The debugging techniques a home builder can use are
pretty limited. It takes some amount of luck to find
even the simplest of problems. Motherboards are
very complicated, and there are hundreds of electrical
connections inside them. Each failure case can give
different symptoms, and you cannot always uniquely map
a given symptom to a root cause of that symptom.
I've had one experience like yours. I had a 440BX based
motherboard, and one of my IDE cables was loose. It was
only half plugged in. That caused the computer to switch
on immediately, without needing to press the front power
switch. I was also not able to turn off the computer with
the front power switch, and I just pulled the plug on the
thing. Once I discovered the loose IDE cable, it recovered
(so no permanent damage).
The "power up" logic flows through the Southbridge and the
Super I/O chip. It may go through a few other anonymous
transistors and driver chips, if all the required functions
are not inside the Southbridge or Super I/O chip. If a fault
on the motherboard affects the power supplied to either of
those chips, they might cause the PS_ON# signal to be asserted
when it is not supposed to be. (I am referring to onboard
regulator circuits, and not necessarily just the power supply.
Either of those sources could be at fault.)
You mention problems with your CMOS battery, and a cause of
those problems can be not following the "clear CMOS" procedure
correctly. The older Asus motherboards are designed in a
dangerous way, such that if you plug the CMOS jumper to the
clear position, while there is still +5VSB flowing to the
board, a small three lead diode device gets burned. This
could result in the CMOS circuitry in the Southbridge, running
off the battery all of the time (as the connection to +5VSB
is burnt out). And when the Southbridge is awake and running at
full speed, the current drawn from the battery is a lot larger
than the small sleep current the battery is normally called on
to provide.
A couple of posters here, have managed to fix their
motherboards when that problem has happened. One guy, to
his credit, used a couple of separate diodes, to replace
the three pin package, as he presumably didn't have a place
to buy the proper part. The parts are tiny, and difficult to
solder. First you have to find the damn diode package, and
using pictures of motherboards, I cannot find the part all
of the time. (The part number on the top of it is so small, I
use a small lense to magnify it.) Sometimes the part is very
close to the CMOS battery, and it is a matter of "guilt by
association". If the part is placed half way across the board,
I'd never find it. You then have to prove electrically, that
it is faulty (which is easy if it is physically burned, but
is more difficult if still intact). The part number on the
top of it is "K45", with a couple of other digits that might
be a date code. The part is a BAS40-05 or a BAS40W-05 (one
package is a little taller than the other).
http://www.diodes.com/tracker/pdftr...com/product_catalog/search.php&ds=ds11006.pdf
The first part of your debugging process, is to simplify the
setup. A "cardboard" test is a good way to proceed, as you
have better access to stuff on the board, and there is less
chance of an accident happening inside a cramped case.

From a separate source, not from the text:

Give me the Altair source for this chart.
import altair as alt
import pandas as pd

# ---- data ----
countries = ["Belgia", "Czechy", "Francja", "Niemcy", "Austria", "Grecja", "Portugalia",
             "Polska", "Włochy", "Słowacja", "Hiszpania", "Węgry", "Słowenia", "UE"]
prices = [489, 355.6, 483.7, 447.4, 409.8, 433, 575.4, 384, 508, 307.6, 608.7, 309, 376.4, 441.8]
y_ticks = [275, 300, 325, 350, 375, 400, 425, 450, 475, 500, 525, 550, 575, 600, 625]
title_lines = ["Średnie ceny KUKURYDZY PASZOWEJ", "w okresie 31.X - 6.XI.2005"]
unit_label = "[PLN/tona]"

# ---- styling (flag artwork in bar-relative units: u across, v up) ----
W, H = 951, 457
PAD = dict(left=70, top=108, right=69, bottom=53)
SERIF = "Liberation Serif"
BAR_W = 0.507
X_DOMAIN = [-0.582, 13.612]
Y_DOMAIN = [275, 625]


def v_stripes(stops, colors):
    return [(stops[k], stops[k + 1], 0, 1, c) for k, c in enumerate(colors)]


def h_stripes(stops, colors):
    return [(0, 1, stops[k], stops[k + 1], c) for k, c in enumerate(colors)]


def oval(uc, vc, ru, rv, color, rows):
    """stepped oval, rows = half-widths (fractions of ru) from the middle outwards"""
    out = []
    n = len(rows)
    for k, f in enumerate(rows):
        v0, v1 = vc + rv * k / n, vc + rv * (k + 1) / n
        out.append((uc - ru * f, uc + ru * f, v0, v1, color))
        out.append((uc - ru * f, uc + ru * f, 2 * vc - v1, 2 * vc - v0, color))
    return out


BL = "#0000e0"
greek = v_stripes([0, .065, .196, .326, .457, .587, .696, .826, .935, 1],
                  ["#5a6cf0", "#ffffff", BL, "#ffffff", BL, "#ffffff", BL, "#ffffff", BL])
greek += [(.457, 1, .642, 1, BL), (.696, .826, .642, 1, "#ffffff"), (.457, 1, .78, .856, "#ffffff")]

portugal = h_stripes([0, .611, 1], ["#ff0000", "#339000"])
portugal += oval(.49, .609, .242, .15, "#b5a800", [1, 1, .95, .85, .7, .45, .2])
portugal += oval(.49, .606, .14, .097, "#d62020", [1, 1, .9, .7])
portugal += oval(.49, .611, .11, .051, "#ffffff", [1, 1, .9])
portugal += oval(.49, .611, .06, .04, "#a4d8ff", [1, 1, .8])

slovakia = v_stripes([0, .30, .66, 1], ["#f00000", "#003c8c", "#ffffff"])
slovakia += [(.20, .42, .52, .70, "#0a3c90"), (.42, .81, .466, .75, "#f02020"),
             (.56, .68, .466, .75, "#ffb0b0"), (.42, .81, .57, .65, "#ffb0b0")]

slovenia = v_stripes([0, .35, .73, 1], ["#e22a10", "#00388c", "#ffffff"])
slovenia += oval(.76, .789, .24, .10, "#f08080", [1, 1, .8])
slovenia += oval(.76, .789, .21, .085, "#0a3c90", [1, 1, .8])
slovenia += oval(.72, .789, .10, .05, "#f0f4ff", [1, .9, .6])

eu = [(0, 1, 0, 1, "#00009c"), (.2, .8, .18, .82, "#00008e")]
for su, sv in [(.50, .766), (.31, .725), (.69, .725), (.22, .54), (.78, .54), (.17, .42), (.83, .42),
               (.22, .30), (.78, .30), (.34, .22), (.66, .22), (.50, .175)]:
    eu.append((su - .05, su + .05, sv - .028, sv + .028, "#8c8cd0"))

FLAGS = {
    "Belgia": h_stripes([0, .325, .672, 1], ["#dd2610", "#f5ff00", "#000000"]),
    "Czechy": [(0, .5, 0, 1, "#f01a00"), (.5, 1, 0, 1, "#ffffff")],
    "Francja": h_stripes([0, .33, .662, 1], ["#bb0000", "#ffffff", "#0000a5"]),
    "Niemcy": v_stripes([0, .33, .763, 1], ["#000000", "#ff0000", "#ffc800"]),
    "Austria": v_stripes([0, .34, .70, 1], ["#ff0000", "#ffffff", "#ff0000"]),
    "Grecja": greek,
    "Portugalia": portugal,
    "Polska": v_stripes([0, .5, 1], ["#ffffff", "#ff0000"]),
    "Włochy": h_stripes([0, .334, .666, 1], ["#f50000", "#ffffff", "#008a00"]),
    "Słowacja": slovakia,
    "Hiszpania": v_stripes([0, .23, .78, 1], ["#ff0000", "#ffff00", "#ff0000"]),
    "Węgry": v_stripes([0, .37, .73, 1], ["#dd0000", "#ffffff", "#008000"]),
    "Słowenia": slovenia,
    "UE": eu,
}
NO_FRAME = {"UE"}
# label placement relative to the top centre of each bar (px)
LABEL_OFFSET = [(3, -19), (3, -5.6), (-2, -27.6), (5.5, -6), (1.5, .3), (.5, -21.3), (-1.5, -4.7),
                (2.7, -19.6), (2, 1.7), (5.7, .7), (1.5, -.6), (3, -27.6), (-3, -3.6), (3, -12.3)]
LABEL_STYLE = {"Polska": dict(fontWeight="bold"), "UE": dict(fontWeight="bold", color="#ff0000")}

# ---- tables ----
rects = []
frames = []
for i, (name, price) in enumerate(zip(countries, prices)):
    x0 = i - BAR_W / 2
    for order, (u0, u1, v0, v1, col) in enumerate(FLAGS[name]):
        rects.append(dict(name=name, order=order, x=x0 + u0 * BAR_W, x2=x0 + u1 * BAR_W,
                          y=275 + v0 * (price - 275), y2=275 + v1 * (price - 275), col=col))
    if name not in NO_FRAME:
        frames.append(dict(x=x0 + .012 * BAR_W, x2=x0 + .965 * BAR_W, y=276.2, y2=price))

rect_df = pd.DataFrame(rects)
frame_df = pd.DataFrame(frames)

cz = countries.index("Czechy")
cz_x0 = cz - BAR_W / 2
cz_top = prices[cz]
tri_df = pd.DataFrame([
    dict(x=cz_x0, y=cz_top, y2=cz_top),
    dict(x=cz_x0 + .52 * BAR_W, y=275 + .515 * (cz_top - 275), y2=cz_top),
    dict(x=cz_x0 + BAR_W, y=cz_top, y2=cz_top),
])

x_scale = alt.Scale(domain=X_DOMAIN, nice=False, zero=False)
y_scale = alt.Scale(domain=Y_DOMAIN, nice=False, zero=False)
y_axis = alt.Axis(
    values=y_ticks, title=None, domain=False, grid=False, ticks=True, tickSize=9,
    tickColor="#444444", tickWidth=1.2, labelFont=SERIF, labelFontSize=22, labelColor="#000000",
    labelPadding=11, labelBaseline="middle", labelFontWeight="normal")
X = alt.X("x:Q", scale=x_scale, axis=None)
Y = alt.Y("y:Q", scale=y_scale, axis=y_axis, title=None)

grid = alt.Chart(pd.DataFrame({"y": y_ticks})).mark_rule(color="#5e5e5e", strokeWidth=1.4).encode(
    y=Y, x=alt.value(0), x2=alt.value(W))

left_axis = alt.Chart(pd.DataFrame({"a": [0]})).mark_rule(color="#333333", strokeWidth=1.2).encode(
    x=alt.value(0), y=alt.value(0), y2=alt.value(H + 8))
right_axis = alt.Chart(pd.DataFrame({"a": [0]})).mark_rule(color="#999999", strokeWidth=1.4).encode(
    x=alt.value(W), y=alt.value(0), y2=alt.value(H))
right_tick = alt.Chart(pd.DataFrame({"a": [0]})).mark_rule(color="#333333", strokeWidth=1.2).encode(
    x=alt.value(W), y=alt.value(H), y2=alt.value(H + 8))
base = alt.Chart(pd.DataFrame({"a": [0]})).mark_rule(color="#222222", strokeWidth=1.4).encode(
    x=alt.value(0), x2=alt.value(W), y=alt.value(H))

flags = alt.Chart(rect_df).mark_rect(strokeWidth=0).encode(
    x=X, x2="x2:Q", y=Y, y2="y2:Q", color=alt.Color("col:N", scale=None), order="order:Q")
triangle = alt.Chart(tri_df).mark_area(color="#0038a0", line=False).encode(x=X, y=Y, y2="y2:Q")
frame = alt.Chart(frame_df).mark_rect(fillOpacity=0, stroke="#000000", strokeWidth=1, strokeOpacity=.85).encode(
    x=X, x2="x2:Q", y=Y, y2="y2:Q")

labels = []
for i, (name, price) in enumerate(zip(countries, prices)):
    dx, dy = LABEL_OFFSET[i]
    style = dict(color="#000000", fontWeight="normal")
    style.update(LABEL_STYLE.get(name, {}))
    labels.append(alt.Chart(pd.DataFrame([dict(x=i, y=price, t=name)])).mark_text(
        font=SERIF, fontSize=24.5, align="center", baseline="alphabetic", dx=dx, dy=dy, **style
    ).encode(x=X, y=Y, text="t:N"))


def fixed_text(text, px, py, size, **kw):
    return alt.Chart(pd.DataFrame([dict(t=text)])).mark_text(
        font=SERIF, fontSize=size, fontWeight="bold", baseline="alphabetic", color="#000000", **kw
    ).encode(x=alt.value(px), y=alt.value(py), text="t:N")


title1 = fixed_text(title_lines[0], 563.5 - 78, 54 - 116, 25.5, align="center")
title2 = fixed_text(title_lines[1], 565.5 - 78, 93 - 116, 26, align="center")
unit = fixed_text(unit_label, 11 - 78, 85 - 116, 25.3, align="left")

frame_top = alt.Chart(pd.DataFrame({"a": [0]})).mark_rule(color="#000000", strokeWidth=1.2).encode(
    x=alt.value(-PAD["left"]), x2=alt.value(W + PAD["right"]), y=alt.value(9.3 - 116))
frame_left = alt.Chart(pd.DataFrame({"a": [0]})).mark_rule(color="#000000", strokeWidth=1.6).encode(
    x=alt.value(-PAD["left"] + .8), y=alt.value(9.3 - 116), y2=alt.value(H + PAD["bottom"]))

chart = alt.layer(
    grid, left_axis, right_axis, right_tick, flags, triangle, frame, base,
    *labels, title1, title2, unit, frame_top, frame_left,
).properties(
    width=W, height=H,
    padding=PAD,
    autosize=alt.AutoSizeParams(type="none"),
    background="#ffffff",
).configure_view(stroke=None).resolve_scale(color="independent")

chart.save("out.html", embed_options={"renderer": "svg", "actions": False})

The power on/off function should still work, even if you
have just the motherboard and a PSU to work with. With the
PSU hooked up, the power supply fan should remain off until
the computer case power switch is pressed. (You can fake a
power switch, by momentarily touching a screwdriver tip to
the two pins, where normally you would install the power
switch. A momentary touch is latched by the motherboard and
is turned into a steady level for the PS_ON# signal to the
motherboard.)
As you have noticed a problem with your CMOS battery, as
part of my debugging procedure, the first thing I would do
is probe with a voltmeter, to the pin on the Southbridge
that is fed the sustaining voltage. Since you have a
VIA Southbridge, no pinout information is available, and
that means all you can do, is look at the flow of copper
wires, and try and figure out which copper wire carries
the sustaining voltage. If the problem was with your
Northbridge, AMD does have datasheets for the 761 and 762,
but knowing the pinout for them, is not going to help with
the debugging of the Southbridge.
As I say, the amount of debugging you can do is strictly
limited, unless you have a lot of resources (schematic,
datasheets, tech info) to aid in the effort.
If the motherboard behaves better by itself, plug stuff in
one component at a time, until the motherboard is again
misbehaving. You'd have to be pretty lucky to isolate the
problem to a single component, but you never know until
you give it a try.
This isn't likely to be a power supply problem, but you
can either measure the voltages being fed to the (empty)
motherboard, or swap a known good power supply in and
see if the symptoms change.
There are some people who do motherboard repair at the
component level, but expect the repair charge to start
at about $50. For that price, it is a lot simpler to try
to find a replacement motherboard. Finding a good one,
that will reuse your RAM, will be the tough part.